Prévue dans le cadre de la loi de finances pour 2021, la révision à la baisse des tarifs d'achat de l'électricité produite par certaines installations photovoltaïques prend forme. Le Gouvernement vient d'envoyer aux parties prenantes les projets de décret (1) et d'arrêté (2) qui traduit cette mesure, ouvrant une phase de concertation de 15 jours. « Il s'agit de mettre fin à une situation anormale de rémunération excessive et injustifiée, explique le ministère de la Transition écologique. « Notre soutien au photovoltaïque reste inchangé. L'État continuera à soutenir son déploiement à hauteur de 10 GW dans les cinq prochaines années ».
Sont concernées les installations de plus de 250 kilowatts (kW) dont les contrats ont été conclus entre juillet 2006 et août 2010, soit ceux signés avant le moratoire. « 1 000 installations sont dans le scope de la mesure, 700 seront concernées par la révision », estime le ministère qui s'est appuyé sur la Commission de régulation de l'énergie (CRE) pour préparer la révision des tarifs.
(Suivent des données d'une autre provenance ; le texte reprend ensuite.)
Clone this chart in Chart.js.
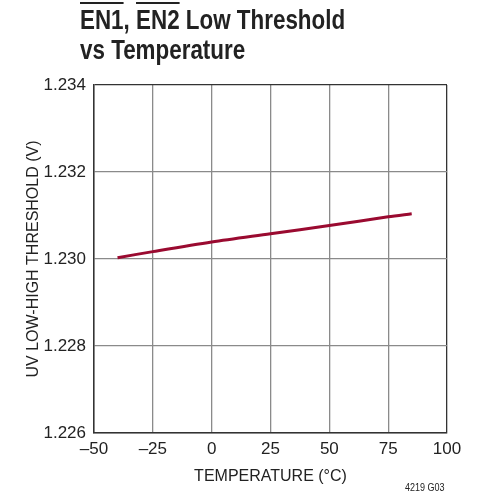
<!DOCTYPE html>
<html>
<head>
<meta charset="utf-8">
<script src="https://cdn.jsdelivr.net/npm/chart.js@4/dist/chart.umd.min.js"></script>
<style>
  html, body { margin: 0; padding: 0; background: #fff; }
  #wrap { position: relative; width: 479px; height: 504px; }
  #title {
    position: absolute; left: 80px; top: 5px;
    font-family: "Liberation Sans", Arial, sans-serif;
    font-weight: bold; font-size: 28px; line-height: 30px; color: #222;
    transform: scaleX(0.8); transform-origin: 0 0; white-space: nowrap;
  }
  #title .ov { text-decoration: overline; }
  #code {
    position: absolute; left: 405px; top: 481px;
    font-family: "Liberation Sans", Arial, sans-serif;
    font-size: 11px; color: #222;
    transform: scaleX(0.82); transform-origin: 0 0; white-space: nowrap;
  }
  canvas { position: absolute; left: 0; top: 0; }
</style>
</head>
<body>
<div id="wrap">
  <canvas id="myChart" width="479" height="504"></canvas>
  <div id="title"><span class="ov">EN1</span>, <span class="ov">EN2</span> Low Threshold<br>vs Temperature</div>
  <div id="code">4219 G03</div>
</div>
<script>
// temperature (°C) and UV low-high threshold (V)
const temps = [-40, -25, 0, 25, 50, 75, 85];
const threshold = [1.23003, 1.23017, 1.23039, 1.23058, 1.23077, 1.23097, 1.23104];
const xTicks = [-50, -25, 0, 25, 50, 75, 100];
const yTicks = [1.226, 1.228, 1.230, 1.232, 1.234];

const font = "'Liberation Sans', Arial, sans-serif";
const gridCol = '#8a8a8a';
const edgeCol = '#333';

const ctx = document.getElementById('myChart').getContext('2d');
const myChart = new Chart(ctx, {
    type: 'line',
    data: {
        datasets: [{
            data: temps.map((t, i) => ({ x: t, y: threshold[i] })),
            borderColor: '#9a0a30',
            borderWidth: 3,
            pointRadius: 0,
            tension: 0.3,
            fill: false
        }]
    },
    options: {
        responsive: false,
        animation: false,
        layout: { padding: { top: 85, right: 32, left: 20, bottom: 14 } },
        plugins: { legend: { display: false }, tooltip: { enabled: false } },
        scales: {
            x: {
                type: 'linear',
                min: -50, max: 100,
                afterBuildTicks: s => { s.ticks = xTicks.map(v => ({ value: v })); },
                afterFit: s => { s.height = 57; },
                ticks: {
                    padding: 6,
                    color: '#222',
                    font: { family: font, size: 17 },
                    callback: v => v < 0 ? '\u2013' + Math.abs(v) : String(v)
                },
                grid: {
                    drawTicks: false,
                    color: c => (c.tick && c.tick.value === 100) ? edgeCol : gridCol,
                    lineWidth: 1.3
                },
                border: { color: edgeCol, width: 1.5 },
                title: {
                    display: true, text: 'TEMPERATURE (°C)', color: '#222',
                    font: { family: font, size: 16 }, padding: { top: 2 }
                }
            },
            y: {
                min: 1.226, max: 1.234,
                afterBuildTicks: s => { s.ticks = yTicks.map(v => ({ value: v })); },
                afterFit: s => { s.width = 74; },
                ticks: {
                    padding: 8,
                    color: '#222',
                    font: { family: font, size: 17 },
                    callback: v => v.toFixed(3)
                },
                grid: {
                    drawTicks: false,
                    color: c => (c.tick && c.tick.value === 1.234) ? edgeCol : gridCol,
                    lineWidth: 1.3
                },
                border: { color: edgeCol, width: 1.5 },
                title: {
                    display: true, text: 'UV LOW-HIGH THRESHOLD (V)', color: '#222',
                    font: { family: font, size: 16 }, padding: { bottom: 0 }
                }
            }
        }
    }
});
</script>
</body>
</html>
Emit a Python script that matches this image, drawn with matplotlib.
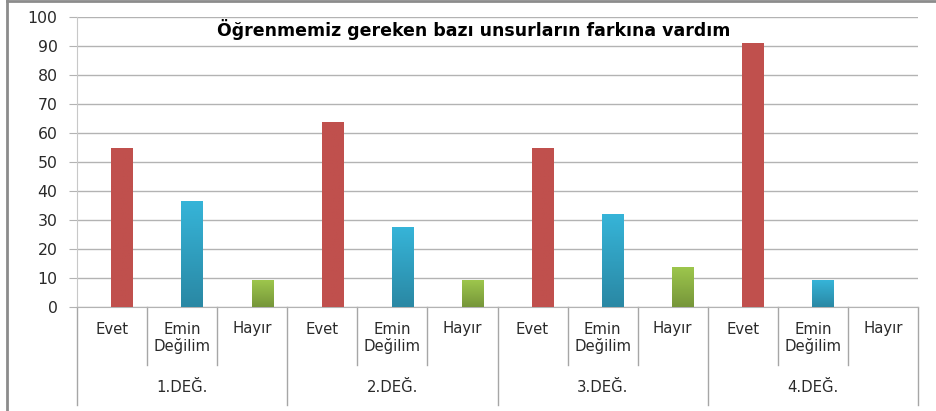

La CRE a estimé que ces installations bénéficiaient d'un tarif d'achat trop avantageux dès lors que leur taux de rendement interne était supérieur à 20 %. Les tarifs d'achat seront donc revus à la baisse pour arriver à des taux situés entre 8 et 14 %. Cela représente des tarifs d'achat diminués de moitié selon les calculs de la CRE. « C'est la situation de l'époque qui a été prise en considération par la CRE pour ses calculs, donc c'est plutôt avantageux pour les opérateurs, explique le ministère. Il y aura toujours un tarif d'achat minimal pour couvrir les coûts d'exploitation plus un pourcentage supplémentaire ».
Les nouveaux tarifs d'achat s'appliqueront sur les dernières années des contrats, 10 ans en moyenne. Cela représentera une économie pour l'État de 400 millions d'euros par an sur 10 ans. « Les opérateurs pourront choisir de mettre fin au contrat s'ils le souhaitent sans pénalité », précise le ministère.
« Une approche déconnectée de la réalité »
La concertation qui s'ouvre avec les acteurs de la filière ne sera pas un long fleuve tranquille. Selon les trois syndicats professionnels de la filière (SER, Enerplan et Solidarité renouvelables) « cette proposition se fonde sur une approche déconnectée de la réalité de la part des pouvoirs publics, qui relève de l'erreur manifeste d'appréciation. La filière photovoltaïque appelle les pouvoirs publics à se fonder non pas sur une approche biaisée mais sur les comptes des sociétés concernées, que la filière tient à la disposition des pouvoirs publics. Une telle démarche permettrait de rétablir la confiance nécessaire entre l'État et les entreprises et de prendre des mesures tarifaires adaptées car fondées sur des données objectives et vérifiées, et non sur des hypothèses fragiles et contestables ».
Au cœur de la discorde et de la concertation : les données économiques utilisées par la CRE pour calculer les taux de rendement qui, selon les syndicats, sont « théoriques, très éloignés de la réalité économique démontrée par les documents comptables des sociétés de projet concernées » conduisant à une « surévaluation des taux de rentabilité et donc à une baisse violente et injustifiée (jusqu'à -90 % !) du tarif d'achat pour un grand nombre de centrales ». Selon les deux syndicats, la baisse moyenne pour l'ensemble des centrales serait de 55 % : « un niveau totalement insoutenable pour faire face aux engagements contractuels de ces producteurs (remboursement des emprunts bancaires, loyers, paiement des fournisseurs, etc.) ». « S'il s'avère que les éléments théoriques fournis par la CRE ne sont pas adaptés, nous modifierons », promet le ministère de la Transition écologique.
Dans son dispositif, le Gouvernement a prévu une clause de sauvegarde pour vérifier que la révision de ces tarifs ne mettent pas en péril, voire conduise à la faillite, certaines sociétés. La CRE examinera au cas par cas la situation des sociétés qui en feront la demande. Mais, pour les syndicats, cette clause « ouvre une période d'incertitude de plus d'un an, correspondant à la période d'instruction par le régulateur de l'énergie et dont l'issue sera incertaine compte tenu du caractère totalement discrétionnaire de la clause. Cette clause va également avoir un effet de contagion sur les sous-traitants (maintenance, gestion d'actifs) et les bailleurs, dont beaucoup sont issus du monde agricole ».